─── Exercise materials
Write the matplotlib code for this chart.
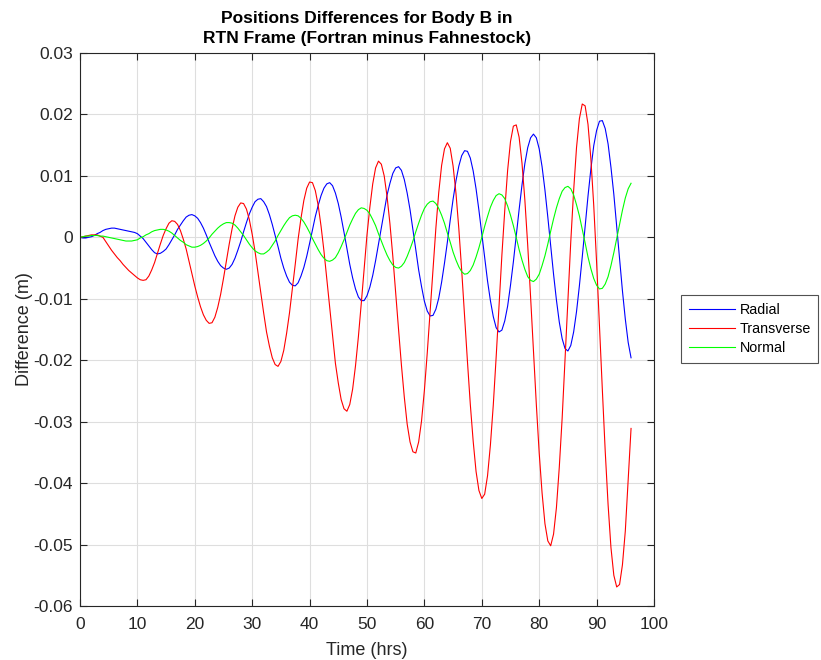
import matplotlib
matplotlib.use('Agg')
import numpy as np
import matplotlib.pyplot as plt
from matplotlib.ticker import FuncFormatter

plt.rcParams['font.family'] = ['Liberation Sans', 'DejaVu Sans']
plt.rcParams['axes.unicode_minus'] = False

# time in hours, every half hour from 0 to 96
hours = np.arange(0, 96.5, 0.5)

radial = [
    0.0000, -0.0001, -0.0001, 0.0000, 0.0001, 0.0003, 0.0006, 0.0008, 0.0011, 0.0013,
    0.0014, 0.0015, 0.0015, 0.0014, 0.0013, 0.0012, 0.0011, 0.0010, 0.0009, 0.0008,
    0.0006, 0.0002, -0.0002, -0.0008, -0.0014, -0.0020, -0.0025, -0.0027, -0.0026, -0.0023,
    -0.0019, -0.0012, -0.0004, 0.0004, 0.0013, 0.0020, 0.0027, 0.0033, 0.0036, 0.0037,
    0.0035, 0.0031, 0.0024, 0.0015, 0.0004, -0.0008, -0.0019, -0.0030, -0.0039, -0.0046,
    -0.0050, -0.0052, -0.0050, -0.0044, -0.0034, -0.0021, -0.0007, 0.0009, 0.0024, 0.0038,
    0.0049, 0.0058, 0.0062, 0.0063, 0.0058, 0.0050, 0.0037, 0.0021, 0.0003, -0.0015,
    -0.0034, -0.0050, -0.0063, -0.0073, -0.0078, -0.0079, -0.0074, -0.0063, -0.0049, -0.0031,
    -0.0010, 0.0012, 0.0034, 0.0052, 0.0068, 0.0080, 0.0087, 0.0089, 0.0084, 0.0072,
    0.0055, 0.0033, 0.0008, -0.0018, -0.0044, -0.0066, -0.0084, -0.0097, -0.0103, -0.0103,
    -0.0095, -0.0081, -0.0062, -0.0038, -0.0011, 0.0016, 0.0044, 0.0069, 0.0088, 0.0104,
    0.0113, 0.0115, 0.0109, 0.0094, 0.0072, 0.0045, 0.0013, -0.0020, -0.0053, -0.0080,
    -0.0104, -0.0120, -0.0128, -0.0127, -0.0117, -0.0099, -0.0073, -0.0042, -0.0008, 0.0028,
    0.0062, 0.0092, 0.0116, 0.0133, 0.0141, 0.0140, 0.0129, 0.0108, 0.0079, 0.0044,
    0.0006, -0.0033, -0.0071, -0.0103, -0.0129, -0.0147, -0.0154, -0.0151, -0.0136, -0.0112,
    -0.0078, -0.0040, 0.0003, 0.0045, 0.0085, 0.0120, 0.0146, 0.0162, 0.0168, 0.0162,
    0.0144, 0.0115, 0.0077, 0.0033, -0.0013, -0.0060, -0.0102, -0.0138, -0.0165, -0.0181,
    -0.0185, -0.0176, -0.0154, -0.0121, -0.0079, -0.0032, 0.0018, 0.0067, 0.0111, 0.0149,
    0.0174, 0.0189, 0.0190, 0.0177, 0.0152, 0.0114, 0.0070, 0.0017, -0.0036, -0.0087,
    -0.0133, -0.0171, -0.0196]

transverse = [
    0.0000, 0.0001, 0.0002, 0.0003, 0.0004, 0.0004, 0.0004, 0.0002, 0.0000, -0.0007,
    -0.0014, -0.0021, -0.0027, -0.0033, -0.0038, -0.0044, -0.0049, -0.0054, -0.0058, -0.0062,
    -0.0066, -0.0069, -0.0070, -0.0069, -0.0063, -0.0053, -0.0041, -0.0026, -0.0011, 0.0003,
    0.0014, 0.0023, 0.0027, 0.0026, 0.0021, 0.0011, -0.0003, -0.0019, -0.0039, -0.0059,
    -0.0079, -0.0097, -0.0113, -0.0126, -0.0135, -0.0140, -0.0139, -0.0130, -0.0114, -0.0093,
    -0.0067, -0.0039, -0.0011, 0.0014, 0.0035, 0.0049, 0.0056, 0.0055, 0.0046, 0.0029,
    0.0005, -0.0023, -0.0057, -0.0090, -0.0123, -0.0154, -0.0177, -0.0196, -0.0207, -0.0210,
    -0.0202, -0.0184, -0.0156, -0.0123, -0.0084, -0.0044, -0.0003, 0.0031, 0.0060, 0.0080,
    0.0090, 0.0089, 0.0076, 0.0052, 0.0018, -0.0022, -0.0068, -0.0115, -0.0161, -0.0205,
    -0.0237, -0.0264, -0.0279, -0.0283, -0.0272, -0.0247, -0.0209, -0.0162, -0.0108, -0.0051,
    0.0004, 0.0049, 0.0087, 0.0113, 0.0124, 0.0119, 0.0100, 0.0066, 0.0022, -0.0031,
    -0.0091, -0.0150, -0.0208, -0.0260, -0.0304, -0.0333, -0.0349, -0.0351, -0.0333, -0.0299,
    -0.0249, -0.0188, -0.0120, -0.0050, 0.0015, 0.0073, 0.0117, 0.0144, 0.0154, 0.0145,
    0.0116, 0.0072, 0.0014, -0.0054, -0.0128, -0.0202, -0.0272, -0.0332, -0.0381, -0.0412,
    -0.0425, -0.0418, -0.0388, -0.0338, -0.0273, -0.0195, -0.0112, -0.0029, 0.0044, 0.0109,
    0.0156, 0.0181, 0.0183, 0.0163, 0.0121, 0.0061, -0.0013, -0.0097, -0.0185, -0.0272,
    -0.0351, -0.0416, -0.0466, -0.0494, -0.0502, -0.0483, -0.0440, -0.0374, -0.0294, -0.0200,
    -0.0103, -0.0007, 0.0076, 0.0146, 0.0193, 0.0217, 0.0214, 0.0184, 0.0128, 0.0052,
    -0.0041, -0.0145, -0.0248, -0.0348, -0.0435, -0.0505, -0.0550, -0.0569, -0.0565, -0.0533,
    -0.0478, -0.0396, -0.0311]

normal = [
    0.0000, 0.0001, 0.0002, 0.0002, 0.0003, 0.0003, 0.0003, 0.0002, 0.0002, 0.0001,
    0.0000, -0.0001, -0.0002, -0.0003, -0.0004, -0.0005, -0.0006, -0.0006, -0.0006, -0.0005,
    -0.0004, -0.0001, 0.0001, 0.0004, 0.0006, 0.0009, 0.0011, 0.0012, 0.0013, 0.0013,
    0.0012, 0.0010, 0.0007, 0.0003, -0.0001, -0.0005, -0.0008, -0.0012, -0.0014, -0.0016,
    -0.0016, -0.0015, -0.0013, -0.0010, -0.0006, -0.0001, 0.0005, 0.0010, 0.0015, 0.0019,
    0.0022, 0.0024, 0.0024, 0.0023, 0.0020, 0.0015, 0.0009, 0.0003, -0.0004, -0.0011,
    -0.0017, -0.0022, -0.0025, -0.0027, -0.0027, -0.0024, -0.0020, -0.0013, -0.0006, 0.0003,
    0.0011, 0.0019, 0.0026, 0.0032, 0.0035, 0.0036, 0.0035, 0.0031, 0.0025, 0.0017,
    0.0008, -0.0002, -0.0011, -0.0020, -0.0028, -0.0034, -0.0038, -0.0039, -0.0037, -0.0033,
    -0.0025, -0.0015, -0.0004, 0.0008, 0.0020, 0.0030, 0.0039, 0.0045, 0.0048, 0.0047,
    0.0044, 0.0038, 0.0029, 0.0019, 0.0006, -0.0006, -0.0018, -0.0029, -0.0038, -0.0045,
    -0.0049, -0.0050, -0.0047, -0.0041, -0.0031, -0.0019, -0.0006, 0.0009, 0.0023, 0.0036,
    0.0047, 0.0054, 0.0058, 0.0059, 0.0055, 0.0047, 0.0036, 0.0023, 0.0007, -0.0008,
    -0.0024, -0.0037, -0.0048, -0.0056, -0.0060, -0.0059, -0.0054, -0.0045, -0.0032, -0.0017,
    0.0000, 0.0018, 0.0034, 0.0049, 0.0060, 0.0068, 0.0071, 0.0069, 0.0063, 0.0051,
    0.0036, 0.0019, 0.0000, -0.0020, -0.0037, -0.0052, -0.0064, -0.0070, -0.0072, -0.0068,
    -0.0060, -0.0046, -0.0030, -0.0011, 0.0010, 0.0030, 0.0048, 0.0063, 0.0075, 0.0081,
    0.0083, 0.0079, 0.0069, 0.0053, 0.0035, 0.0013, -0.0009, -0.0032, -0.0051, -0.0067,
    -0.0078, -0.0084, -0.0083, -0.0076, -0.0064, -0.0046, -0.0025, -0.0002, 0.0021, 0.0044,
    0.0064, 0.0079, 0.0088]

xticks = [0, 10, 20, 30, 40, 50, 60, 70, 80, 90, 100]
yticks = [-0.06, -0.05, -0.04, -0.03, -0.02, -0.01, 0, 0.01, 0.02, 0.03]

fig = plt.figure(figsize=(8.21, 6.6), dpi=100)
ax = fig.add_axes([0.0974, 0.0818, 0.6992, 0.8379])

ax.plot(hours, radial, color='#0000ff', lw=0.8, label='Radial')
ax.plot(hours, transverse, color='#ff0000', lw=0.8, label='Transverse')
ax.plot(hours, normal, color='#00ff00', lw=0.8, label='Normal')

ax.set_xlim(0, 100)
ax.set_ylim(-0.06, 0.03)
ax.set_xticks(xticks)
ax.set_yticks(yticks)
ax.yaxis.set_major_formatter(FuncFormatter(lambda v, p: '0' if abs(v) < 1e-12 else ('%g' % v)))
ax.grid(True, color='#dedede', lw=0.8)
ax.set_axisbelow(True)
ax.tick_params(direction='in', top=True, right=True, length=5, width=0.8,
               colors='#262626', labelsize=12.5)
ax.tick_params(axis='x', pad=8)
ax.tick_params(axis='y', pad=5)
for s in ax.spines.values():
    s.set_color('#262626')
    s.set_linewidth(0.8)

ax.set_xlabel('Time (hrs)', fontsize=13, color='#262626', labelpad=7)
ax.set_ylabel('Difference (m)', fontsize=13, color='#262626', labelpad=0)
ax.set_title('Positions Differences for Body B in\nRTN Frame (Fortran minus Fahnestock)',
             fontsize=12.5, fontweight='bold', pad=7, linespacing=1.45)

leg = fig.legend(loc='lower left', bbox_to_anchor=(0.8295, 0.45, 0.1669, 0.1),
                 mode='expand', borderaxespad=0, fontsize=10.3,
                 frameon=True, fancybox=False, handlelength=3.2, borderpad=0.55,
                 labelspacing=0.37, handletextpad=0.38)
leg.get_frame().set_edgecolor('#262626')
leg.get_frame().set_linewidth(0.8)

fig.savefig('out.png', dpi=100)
──────
─── Exercise materials
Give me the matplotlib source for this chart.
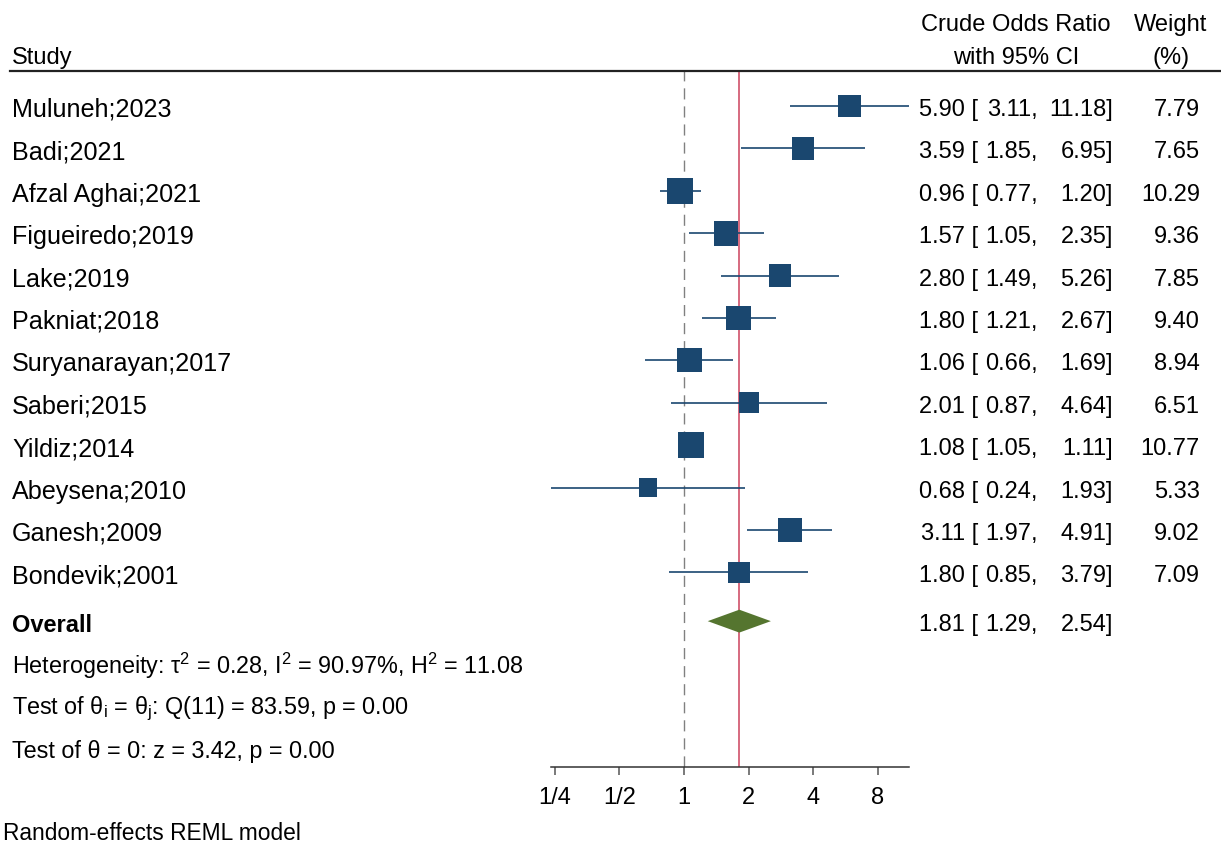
──────
_Exercise instructions_. Keep the pictures out, and extract only the lines that begin at the one containing "Write the matplotlib code for this chart." and end at the one containing "hours = np.arange(0, 96.5, 0.5)", inclusive.

_Result below_.
Write the matplotlib code for this chart.
import matplotlib
matplotlib.use('Agg')
import numpy as np
import matplotlib.pyplot as plt
from matplotlib.ticker import FuncFormatter

plt.rcParams['font.family'] = ['Liberation Sans', 'DejaVu Sans']
plt.rcParams['axes.unicode_minus'] = False

# time in hours, every half hour from 0 to 96
hours = np.arange(0, 96.5, 0.5)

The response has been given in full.